Toda la vida es un truco. A lo
largo de nuestra existencia no dejamos de esmerarnos en construir edificios
vitales con los que poder sostener la incertidumbre, la pesadez y la intriga
sobre la aventura que vivimos. La vida en sí no tiene en absoluto sentido, deja
a nuestra merced la decisión acerca de qué queremos buscar y de qué queremos
vivir. Porque en sí, nuestra existencia no existe, debemos crearla cada uno de
nosotros a partir de una esencia que dibujamos con nuestro corazón, con
nuestras ganas de encontrar motivos por los que vivir en este mundo que tan
inhóspito puede llegar a resultarnos.
La vida es de todo menos
inamovible.
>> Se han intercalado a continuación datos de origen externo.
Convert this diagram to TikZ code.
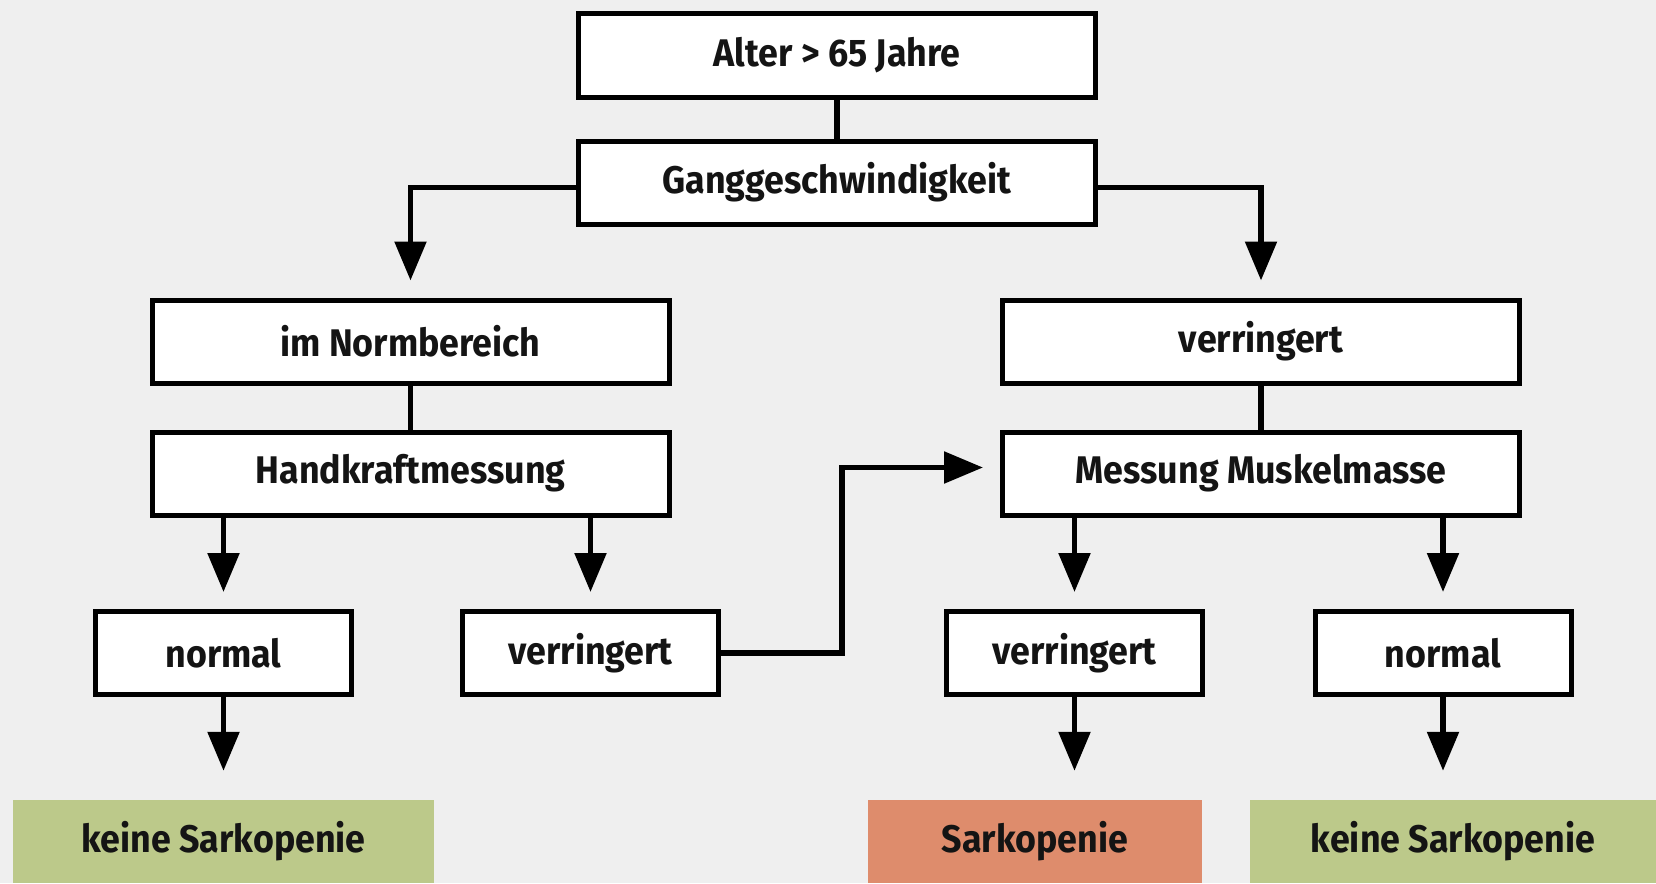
\documentclass[tikz,border=0pt]{standalone}
\usepackage{fontspec}
\setmainfont{Fira Sans}[FakeStretch=0.93]
\usetikzlibrary{arrows.meta}
\definecolor{bg}{HTML}{EFEFEF}
\definecolor{grn}{HTML}{BCC98A}
\definecolor{org}{HTML}{DE8C6C}
\definecolor{txt}{HTML}{141414}
\tikzset{
  box/.style={draw=black, line width=5pt, fill=white, inner sep=0pt, text=txt,
    font=\fontsize{38.5}{44}\selectfont\bfseries},
  wide/.style={box, minimum width=517pt, minimum height=83pt},
  small/.style={box, minimum width=256pt, minimum height=83pt},
  result/.style={inner sep=0pt, text=txt, minimum height=83pt,
    font=\fontsize{38.5}{44}\selectfont\bfseries},
  conn/.style={line width=5.5pt, draw=black},
  arr/.style={conn, -{Triangle[length=39pt,width=31pt]}, shorten >=17pt},
  arrlong/.style={arr, shorten >=29pt},
}
\begin{document}
\begin{tikzpicture}[x=1pt,y=-1pt]
\fill[bg] (0,0) rectangle (1656,883);
\useasboundingbox (0,0) rectangle (1656,883);

\node[wide] (alter) at (837,55.5) {Alter > 65 Jahre};
\node[wide] (gang) at (837,182.5) {Ganggeschwindigkeit};
\node[wide] (norm) at (410.5,341.5) {im Normbereich};
\node[wide] (hand) at (410.5,473.5) {Handkraftmessung};
\node[wide] (verr) at (1261,341.5) {verringert};
\node[wide] (mess) at (1261,473.5) {Messung Muskelmasse};
\node[small] (normL) at (223.5,653) {normal};
\node[small] (verrL) at (590.5,653) {verringert};
\node[small] (verrR) at (1074.5,653) {verringert};
\node[small] (normR) at (1443,653) {normal};
\node[result, fill=grn, minimum width=421pt] (keineL) at (223.5,841.5) {keine Sarkopenie};
\node[result, fill=org, minimum width=334pt] (sark) at (1035,841.5) {Sarkopenie};
\node[result, fill=grn, minimum width=406pt] (keineR) at (1453,841.5) {keine Sarkopenie};

\draw[conn] (alter.south) -- (gang.north);
\draw[conn] (norm.south) -- (hand.north);
\draw[conn] (verr.south) -- (mess.north);
\draw[arr] ([yshift=-5pt]gang.west) -| (norm.north);
\draw[arr] ([yshift=-5pt]gang.east) -| (verr.north);
\draw[arr] (hand.south -| normL.north) -- (normL.north);
\draw[arr] (hand.south -| verrL.north) -- (verrL.north);
\draw[arr] (mess.south -| verrR.north) -- (verrR.north);
\draw[arr] (mess.south -| normR.north) -- (normR.north);
\draw[arrlong] (normL.south) -- (keineL.north);
\draw[arrlong] (verrR.south) -- (sark.north -| verrR.south);
\draw[arrlong] (normR.south) -- (keineR.north -| normR.south);
\coordinate (bend) at (842,0);
\draw[arr] (verrL.east) -- (verrL.east -| bend) -- ([yshift=6pt]mess.west -| bend) -- ([yshift=6pt]mess.west);
\end{tikzpicture}
\end{document}
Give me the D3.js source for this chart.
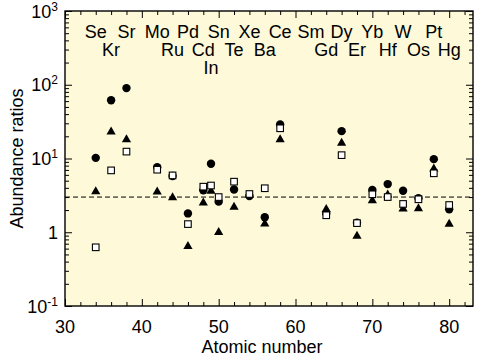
<!DOCTYPE html>
<html>
<head>
<meta charset="utf-8">
<script src="https://cdn.jsdelivr.net/npm/d3@7"></script>
<style>
  html, body { margin: 0; padding: 0; background: #ffffff; }
  svg { display: block; }
  text { font-family: "Liberation Sans", Arial, Helvetica, sans-serif; fill: #000; }
</style>
</head>
<body>
<svg id="chart" width="480" height="359"></svg>
<script>
// ---- data ----
const elements = ["Se","Kr","Sr","Mo","Ru","Pd","Cd","In","Sn","Te","Xe","Ba","Ce","Sm","Gd","Dy","Er","Yb","Hf","W","Os","Pt","Hg"];
const atomicNumbers = [34,36,38,42,44,46,48,49,50,52,54,56,58,62,64,66,68,70,72,74,76,78,80];
const labelRows = [0,1,0,0,1,0,1,2,0,1,0,1,0,0,1,0,1,0,1,0,1,0,1];

// filled circles
const circleValues = [10.2,61.5,90,7.6,5.8,1.8,3.7,8.5,2.6,3.8,3.1,1.6,29,null,1.8,23.5,1.35,3.75,4.5,3.65,2.9,9.8,2.05];
// filled triangles
const triangleValues = [3.65,23.5,18.4,3.6,3.03,0.66,2.57,3.7,1.02,2.25,null,1.33,18.4,null,2.1,16.6,0.91,2.74,3.3,2.13,2.15,7.4,1.32];
// open squares
const squareValues = [0.625,6.9,12.4,7.05,5.9,1.29,4.15,4.3,3.0,4.85,3.3,3.95,25.7,null,1.7,11.1,1.33,3.27,3.0,2.42,2.8,6.3,2.34];

const referenceLevel = 3;

const xTickMajor = [30,40,50,60,70,80];
const xTickMinor = [32,34,36,38,42,44,46,48,52,54,56,58,62,64,66,68,72,74,76,78,82];
const yTickValues = [0.1,1,10,100,1000];
const yTickBase = ["10","1","10","10","10"];
const yTickExp = ["-1","","1","2","3"];
const xTitle = "Atomic number";
const yTitle = "Abundance ratios";

// ---- layout ----
const L = 65, R = 473, T = 11, B = 306;
const svg = d3.select("#chart");
const x = d3.scaleLinear().domain([30, 83.1]).range([L, R]);
const y = d3.scaleLog().domain([0.1, 1000]).range([B, T]);

const yMinor = [];
for (let e = -1; e < 3; e++) for (let m = 2; m <= 9; m++) yMinor.push(m * Math.pow(10, e));

svg.append("rect").attr("x", L).attr("y", T).attr("width", R - L).attr("height", B - T)
  .attr("fill", "#fdf9d9");

function tickAxis(axisFn, scale, values, size, transform) {
  const g = svg.append("g").attr("transform", transform)
    .call(axisFn(scale).tickValues(values).tickSize(size).tickFormat(""));
  g.select(".domain").remove();
  g.selectAll(".tick line").attr("stroke", "#000").attr("stroke-width", 1);
  return g;
}
// inside ticks on all four sides
tickAxis(d3.axisBottom, x, xTickMajor, -7, `translate(0,${B})`);
tickAxis(d3.axisBottom, x, xTickMinor, -4, `translate(0,${B})`);
tickAxis(d3.axisTop, x, xTickMajor, -7, `translate(0,${T})`);
tickAxis(d3.axisTop, x, xTickMinor, -4, `translate(0,${T})`);
tickAxis(d3.axisLeft, y, yTickValues, -7, `translate(${L},0)`);
tickAxis(d3.axisLeft, y, yMinor, -4, `translate(${L},0)`);
tickAxis(d3.axisRight, y, yTickValues, -7, `translate(${R},0)`);
tickAxis(d3.axisRight, y, yMinor, -4, `translate(${R},0)`);

// x tick labels
svg.append("g").selectAll("text").data(xTickMajor).join("text")
  .attr("x", d => x(d)).attr("y", B + 27)
  .attr("text-anchor", "middle").attr("font-size", 18)
  .text(d => d);

// y tick labels with superscripts
const yl = svg.append("g").selectAll("text").data(yTickValues).join("text")
  .attr("x", 58).attr("y", d => y(d) + 6.5)
  .attr("text-anchor", "end").attr("font-size", 18);
yl.append("tspan").text((d, i) => yTickBase[i]);
yl.append("tspan").attr("dy", -7).attr("font-size", 12).text((d, i) => yTickExp[i]);

// axis titles
svg.append("text").attr("x", 262).attr("y", 353).attr("text-anchor", "middle")
  .attr("font-size", 18).text(xTitle);
svg.append("text").attr("transform", `translate(23,${(T + B) / 2}) rotate(-90)`)
  .attr("text-anchor", "middle").attr("font-size", 18).text(yTitle);

// element labels
svg.append("g").selectAll("text").data(elements).join("text")
  .attr("x", (d, i) => x(atomicNumbers[i]))
  .attr("y", (d, i) => 38 + labelRows[i] * 18)
  .attr("text-anchor", "middle").attr("font-size", 18)
  .text(d => d);

// reference dashed line
svg.append("line").attr("x1", L).attr("x2", R)
  .attr("y1", y(referenceLevel)).attr("y2", y(referenceLevel))
  .attr("stroke", "#000").attr("stroke-width", 1).attr("stroke-dasharray", "5,3");

// markers
const idx = atomicNumbers.map((z, i) => i);
svg.append("g").selectAll("circle").data(idx.filter(i => circleValues[i] != null)).join("circle")
  .attr("cx", i => x(atomicNumbers[i])).attr("cy", i => y(circleValues[i]))
  .attr("r", 4.2).attr("fill", "#000");

svg.append("g").selectAll("path").data(idx.filter(i => triangleValues[i] != null)).join("path")
  .attr("transform", i => `translate(${x(atomicNumbers[i])},${y(triangleValues[i])})`)
  .attr("d", "M0,-4.6L4.6,3.4L-4.6,3.4Z").attr("fill", "#000");

svg.append("g").selectAll("rect").data(idx.filter(i => squareValues[i] != null)).join("rect")
  .attr("x", i => x(atomicNumbers[i]) - 3.3).attr("y", i => y(squareValues[i]) - 3.3)
  .attr("width", 6.6).attr("height", 6.6)
  .attr("fill", "#fff").attr("stroke", "#000").attr("stroke-width", 1.1);

// frame
svg.append("rect").attr("x", L).attr("y", T).attr("width", R - L).attr("height", B - T)
  .attr("fill", "none").attr("stroke", "#000").attr("stroke-width", 1.4);
</script>
</body>
</html>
Hasta el pasado se remueve en nuestra memoria en forma de
melancolía y de nostalgia, recordándonos que estamos en una atracción que no
cesa en ningún instante, que, cuando menos se lo espera uno, puede dejarle
abandonado en la impotencia del pasado, de aquello que no puede volver a
brillar ni a vivir, pero que, paradójicamente, podemos mantener con luz en
nuestra existencia en forma de recuerdo. Recuerdos positivos, que nos ayudan a
desatarnos de la sordidez existencial y que nos impulsan hacia el futuro
gracias a que nos conservan en el presente. Todo son trucos, pues la vida, sin
que nada mediara entre ella y nosotros, carecería de alicientes. Carecería de
atractivo.
Por eso, somos aves que migramos
constantemente hacia nuevas vivencias y hacia nuevas experiencias que exigen
una adaptación veloz y convincente para que podamos seguir suspendidos en el
aire y la luz de la vida. Somos aves que nos agarramos a nuestro vuelo, a
nuestro continuo movimiento. Aves que avanzamos gracias a unas alas que no
dejan de funcionar, actuando como trucos que nos hacen creer en que el futuro
es siempre el lugar al que debemos aterrizar.